I think that the most "intuitive" illustration of the concept is in the form of gamebooks. Consider:
You enter the tavern, eyeing the other customers warily. You pick a secluded spot, away from as much of the garish music and gibbering of the inebriated guests as possible. Eventually, a waitress approaches you. She seems amiable enough, and asks you if you would like a drink.
- You ask for a shot of vodka. Go to page x.
- You ask for a glass of mead. Go to page y.
- You say nothing, but you smile and shrug to indicate you don't intend to drink anything right now. Go to page z.
Your "experience" of this narrative structure would be same initial conditions, different possible outcomes. That the kind of disjunctive imperative!! at issue would ever only be resolved "at random" might also be your "experience," and so you might reject the whole sense of the "situation" as a (transcendental) illusion. However, if free will is supposed to be neither predeterminate nor random, and if there is a difference between chance and randomness too, then it is not clear (to me) that strong free will (as in the strong ability to do otherwise) is impossible: maybe it's as different from chance and randomness as those are different from determinism, and as similar to those as it is to determinism: it's its own thing, it's a unique concept in the same family, irreducible in the limit.
I wanted to quote something from John L. Austin (I believe was the guy), from the SEP article on him in which they go over his (positive) treatment of this strong "ability to do otherwise" concept. But the SEP is not working on my laptop for some reason right now, so... This question of mine on this SE contains the desired quotes, though.
Now, consider that mathematics by now either has no absolute foundations, or the best theory of its foundations is a category-theoretic amalgamation with multiversal set theory.

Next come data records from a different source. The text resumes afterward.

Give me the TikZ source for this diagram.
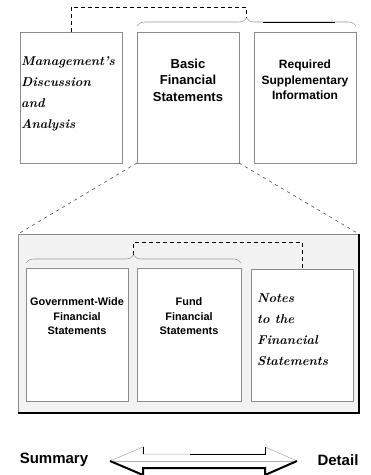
\documentclass[tikz,border=0pt]{standalone}
\usepackage{fontspec}
\newfontfamily\sansf{Liberation Sans}
\usetikzlibrary{decorations.pathreplacing}
\begin{document}
\begin{tikzpicture}[x=1pt,y=-1pt,
  box/.style={draw=gray!90, line width=0.8pt, fill=white, inner sep=0pt, outer sep=0pt},
  sanstxt/.style={font=\sansf\bfseries, align=center, inner sep=0pt},
  scripttxt/.style={font=\fontsize{12.8}{21}\selectfont\bfseries\itshape, align=left, inner sep=0pt, anchor=west},
  dashline/.style={draw=black, line width=0.8pt, dash pattern=on 4pt off 3pt},
  diagline/.style={draw=gray!60!black, line width=0.6pt, dash pattern=on 3pt off 4pt},
  bracestyle/.style={draw=gray!80, line width=0.6pt, decorate, decoration={brace, amplitude=8pt}}]
\useasboundingbox (0,0) rectangle (371,475);

% top row
\node[box, minimum width=102pt, minimum height=131pt] (mda) at (71,97.5) {};
\node[box, minimum width=102pt, minimum height=131pt] (basic) at (188,97.5) {};
\node[box, minimum width=102pt, minimum height=131pt] (rsi) at (305,97.5) {};

\node[scripttxt] (mdatxt) at (21,93.5) {Management's\\Discussion\\and\\Analysis};
\node[sanstxt, font=\sansf\bfseries\fontsize{13}{16.5}\selectfont] (basictxt) at (188,80) {Basic\\Financial\\Statements};
\node[sanstxt, font=\sansf\bfseries\fontsize{12}{15.5}\selectfont] (rsitxt) at (305,80) {Required\\Supplementary\\Information};

% top brace and connector
\draw[bracestyle] (137,26) -- (356,26);
\draw[line width=1pt] (263,22) -- (335,22);
\coordinate (tip1) at (246.5,18);
\draw[dashline] (mda.north) -- ++(0,-25) -| (tip1);

% lower panel
\node[box, fill=gray!10, minimum width=341pt, minimum height=179pt] (panel) at (188.5,323.5) {};
\draw[line width=1.2pt] (panel.north east) -- (panel.south east) -- (panel.south west);

\draw[diagline] (basic.south west) -- (panel.north west);
\draw[diagline] (basic.south east) -- (panel.north east);

\node[box, minimum width=102pt, minimum height=133pt] (gov) at (77,334.5) {};
\node[box, minimum width=104pt, minimum height=133pt] (fund) at (189,334.5) {};
\node[box, minimum width=102pt, minimum height=132pt] (notes) at (302,335) {};

\node[sanstxt, font=\sansf\bfseries\fontsize{10.9}{14.5}\selectfont] (govtxt) at (77,316.5) {Government-Wide\\Financial\\Statements};
\node[sanstxt, font=\sansf\bfseries\fontsize{10.9}{14.5}\selectfont] (fundtxt) at (189,316.5) {Fund\\Financial\\Statements};
\node[scripttxt] (notestxt) at (257,329.5) {Notes\\to the\\Financial\\Statements};

% lower brace and connector
\draw[bracestyle] (26,263) -- (241,263);
\coordinate (tip2) at (133.5,255);
\draw[dashline] (tip2) -- ++(0,-13) -| (notes.north);

% summary / detail arrow
\node[sanstxt, font=\sansf\bfseries\fontsize{15}{18}\selectfont] (summary) at (54,460) {Summary};
\node[sanstxt, font=\sansf\bfseries\fontsize{15}{18}\selectfont] (detail) at (338,460) {Detail};

\coordinate (lt) at (110,461);
\coordinate (rt) at (297,461);
\draw[draw=gray!70, fill=white, line width=0.5pt]
  (lt) -- (143,447) -- (143,454) -- (265,454) -- (265,447) -- (rt)
  -- (265,475) -- (265,468) -- (143,468) -- (143,475) -- cycle;
\draw[gray!60, line width=0.5pt] (114,461) -- (293,461);
\draw[black, line width=2pt, line join=miter] (lt) -- (143,475) -- (143,468) -- (265,468) -- (265,475) -- (rt);
\draw[black, line width=1pt] (190,454) -- (265,454) -- (265,447);
\draw[black, line width=1pt] (143,447) -- (143,454);
\end{tikzpicture}
\end{document}
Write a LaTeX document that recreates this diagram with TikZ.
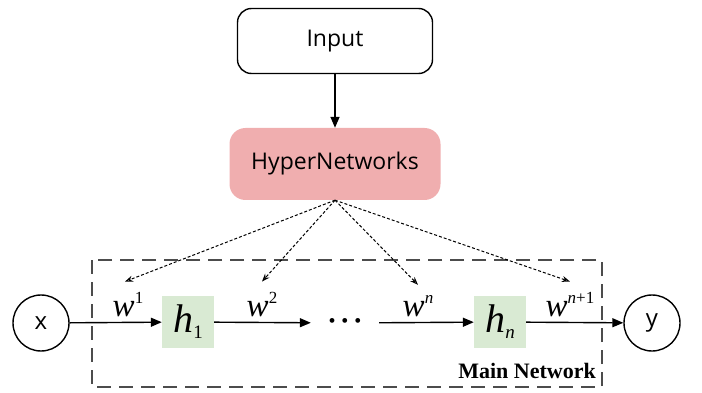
\documentclass[tikz,border=0pt]{standalone}
\usepackage{fontspec}
\setmainfont{Liberation Serif}
\newfontfamily\uisans{Open Sans}
\usetikzlibrary{arrows.meta}
\tikzset{>={Triangle[length=11pt,width=9pt]}}
\definecolor{hyperpink}{RGB}{240,174,175}
\definecolor{hgreen}{RGB}{217,234,211}
\newcommand*{\wt}[1]{\fontsize{33}{33}\selectfont\itshape w\raisebox{13pt}{\fontsize{17}{17}\selectfont#1}}
\newcommand*{\hs}[1]{\fontsize{40}{40}\selectfont\itshape h\raisebox{-6pt}{\fontsize{19}{19}\selectfont#1}}

\begin{document}
\begin{tikzpicture}[x=1pt,y=-1pt,
  box/.style={draw,line width=1.4pt,rounded corners=14pt,
    minimum width=195pt,minimum height=65pt,
    font=\uisans\fontsize{23}{27}\selectfont},
  hyper/.style={fill=hyperpink,rounded corners=16pt,
    minimum width=211pt,minimum height=72pt,
    font=\uisans\fontsize{23}{27}\selectfont},
  circ/.style={draw,circle,line width=1.4pt,minimum size=56pt,
    inner sep=0pt,font=\uisans\fontsize{24}{27}\selectfont},
  hbox/.style={fill=hgreen,minimum size=52pt,inner sep=0pt},
  wlab/.style={anchor=base,inner sep=0pt},
  main/.style={->,line width=1.4pt},
  dotarrow/.style={-{Stealth[length=8pt,width=6pt,open]},line width=1pt,
    dash pattern=on 3pt off 2pt},
  frame/.style={line width=2.2pt,draw=black!70,dash pattern=on 14pt off 8pt}]
\useasboundingbox (0,0) rectangle (702,393);
\draw[frame] (92,260) rectangle (602,387);
\node[box] (input) at (335,41) {Input};
\node[hyper] (hyper) at (335,164) {HyperNetworks};
\draw[main] (input) -- (hyper);
\node[circ] (x) at (41,323) {x};
\node[circ] (y) at (652,323) {y};
\node[hbox] (h1) at (188,322) {\hs{\upshape 1}};
\node[hbox] (hn) at (500,322) {\hs{n}};
\node[minimum width=68pt] (dots) at (345,323)
  {\fontsize{20}{20}\selectfont\textbullet\kern6pt\textbullet\kern6pt\textbullet};
\draw[main] (x) -- (h1);
\draw[main] (h1) -- (dots);
\draw[main] (dots) -- (hn);
\draw[main] (hn) -- (y);
\node[wlab] (w1) at (128,316) {\wt{\upshape 1}};
\node[wlab] (w2) at (262,316) {\wt{\upshape 2}};
\node[wlab] (wn) at (418,316) {\wt{n}};
\node[wlab] (wn1) at (570,316) {\wt{n\upshape+1}};
\foreach \w/\dx in {w1/-3,w2/0,wn/0,wn1/0}
  \draw[dotarrow] (hyper.south) -- ([xshift=\dx pt,yshift=10pt]\w.north);
\node[anchor=base east,inner sep=0pt,font=\bfseries\fontsize{22}{24}\selectfont]
  (mainlab) at (596,378) {Main Network};
\end{tikzpicture}
\end{document}
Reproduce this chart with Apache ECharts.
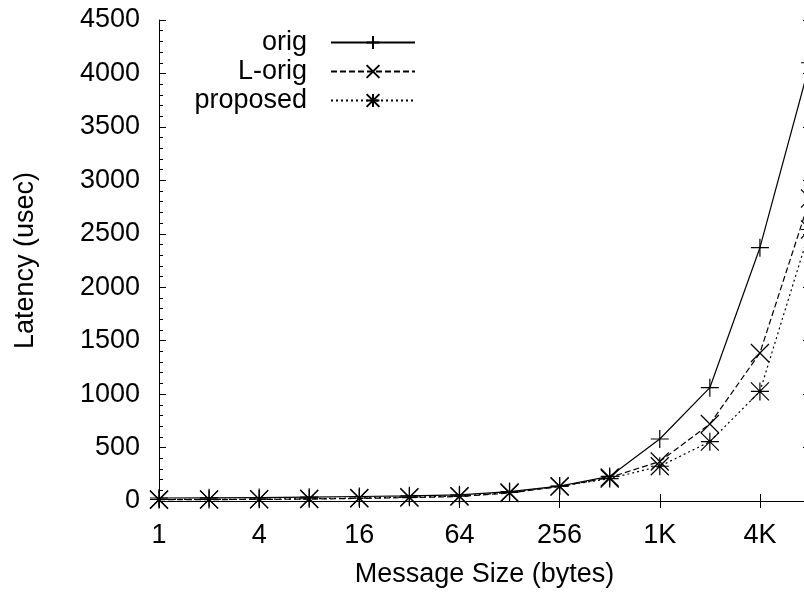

If entire mathematical universes, upon which the mathematics of probability would in turn be grounded, are themselves objects of unlimited intellectual will, formed and mediated and traversed by whatever
abstract interiority Hamkins and his colleagues are adverting to, then it is not normal game theory, neither probability theory, that covers the mathematics of free will. (An abnormal game theory, or games on the multiverse of sets, could be in play, but here we verge on the debate between semiotic formalists and ante rem realists, among other things.)
Instead, it is the mathematics of the set-theoretic multiverse that is itself the closest thing possible to the mathematics of (strong) free will. One might turn this into a transcendental argument for such will: if strong free will did not exist, we would not know what we know about the set-theoretic multiverse. Since we do know such things, we apparently must have such will available to us. QED
Lastly, though, I don't know that I've ever seen it asked whether some of our actions might be determined, some random/chancy, and others the result of free will. Kant said that free will proper doesn't even directly manifest in the empirical world; it is intelligibly attributed to the meaning of the world from a transcendental source. At any rate, I am not an aggressive enough person to indelibly condemn anyone I see doing something I believe is wrong, neither to overly praise those who I see doing what I believe is right. The question of moral luck weighs on my mind a lot, seeing as it seems like it's due to moral luck that I didn't join the conspiracy cult that is trying to destroy my homeland. They tempted me with drugs, sex, money, weapons, and political power, and I'm pretty surprised I didn't fail the test. Schizophrenia-spectrum issues, of all things, shielded me, because according to my pre-existent delusions in this case, according to my own conspiracy theories, that conspiracy cult is the incarnation of a (metaphorically) demonic evil, and so I resisted them (and continue to resist them) with all my might. Was this an example of my free will? Did my schizotypal character predetermine my resistance? Did my mental health problems lead to a random disavowal of the cult? I don't quite know.
So I won't pretend to have "solved the problem of free will." I will add in this, though:
Consider the following imperatives:
- Do A or B.
- Do ~A or do B.
- Do ~A or do ~B.
If you never have a pure free choice, then none of these imperatives should be intelligible. So if they are intelligible to you, then you have some "sense" of the strong "ability to do otherwise." But note also that (3) is not, in the limit, entirely meaningful: a choice between two negations is an empty choice.
!!In another post on this site, I asked about "disjunctive imperatives," and one respondent claimed I was misusing the word disjunctive, since this supposedly is only "meant" to apply to assertoric functions. However, in his deontic writing, Immanuel Kant spoke of hypothetical and categorical imperatives, translating those concepts from his theoretical to his practical realm. "Originally" (in the first Critique), categorical and hypothetical logical determination is also grouped with (you guessed it!) disjunctive logical functionality. If someone doesn't understand the notion of a disjunctive imperative, that's on them.